I have a DataFrame that consists only of non-numeric data. I have two exemplary sequences:
seq_1 = 'AATGMAM'
seq_2 = 'TATAMTM'
Where one of these sequences is used as columns, and the second one as the index. If the letter overlaps, the DataFrame is filled with a '*' sign. Otherwise, the value is ''.
data = [["*" if p1 == p2 else "" for p2 in seq_2] for p1 in seq_1]

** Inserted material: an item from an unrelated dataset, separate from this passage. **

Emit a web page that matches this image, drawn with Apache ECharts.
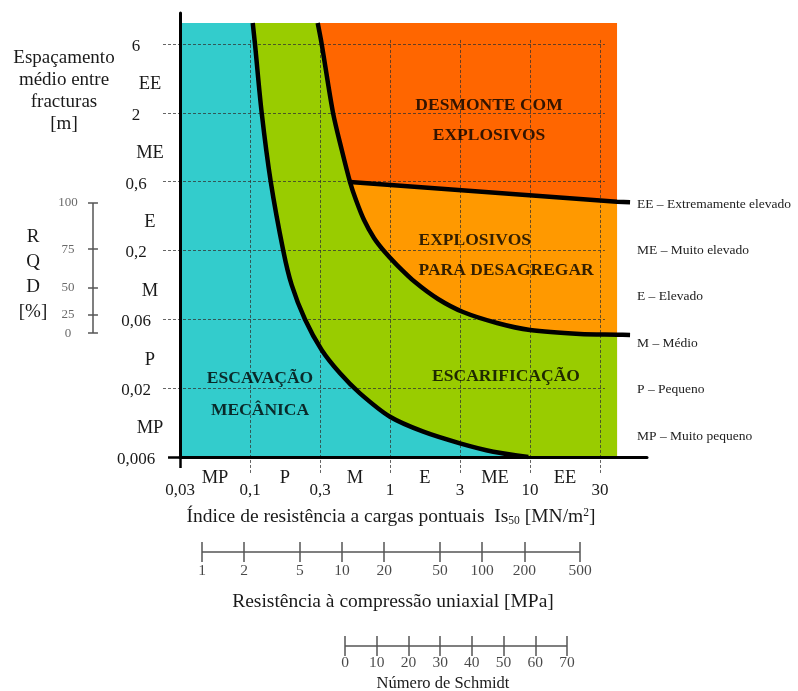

df = pd.DataFrame(data, columns=list(seq_1), index=list(seq_2)
A A T G M A M
T *
A * * *
T *
A * * *
M
T *
M * *
Now I want to create a scatter plot that would depict this DataFrame. The x-axis should be the index and y-axis the columns. How can I do that?
EDIT: Thanks to @Shaido, I was able to plot it. However I have issues with adding a separate color for each label.
color_keys = max([np.unique(df.index), np.unique(df.columns)], key=len)
rgb_values = sns.color_palette("Set2", len(color_keys))
colors = dict(zip(color_keys, rgb_values))
for g in np.unique(df.index):
ix = np.where(df.columns == g)
plt.scatter(x[ix], y[ix], c = colors[g], label = g, s = 100)
plt.xticks(np.arange(df.shape[0]), df.index)
plt.yticks(np.arange(df.shape[1]), df.columns)
plt.legend()
plt.show()
How can I map each unique value to a separate column?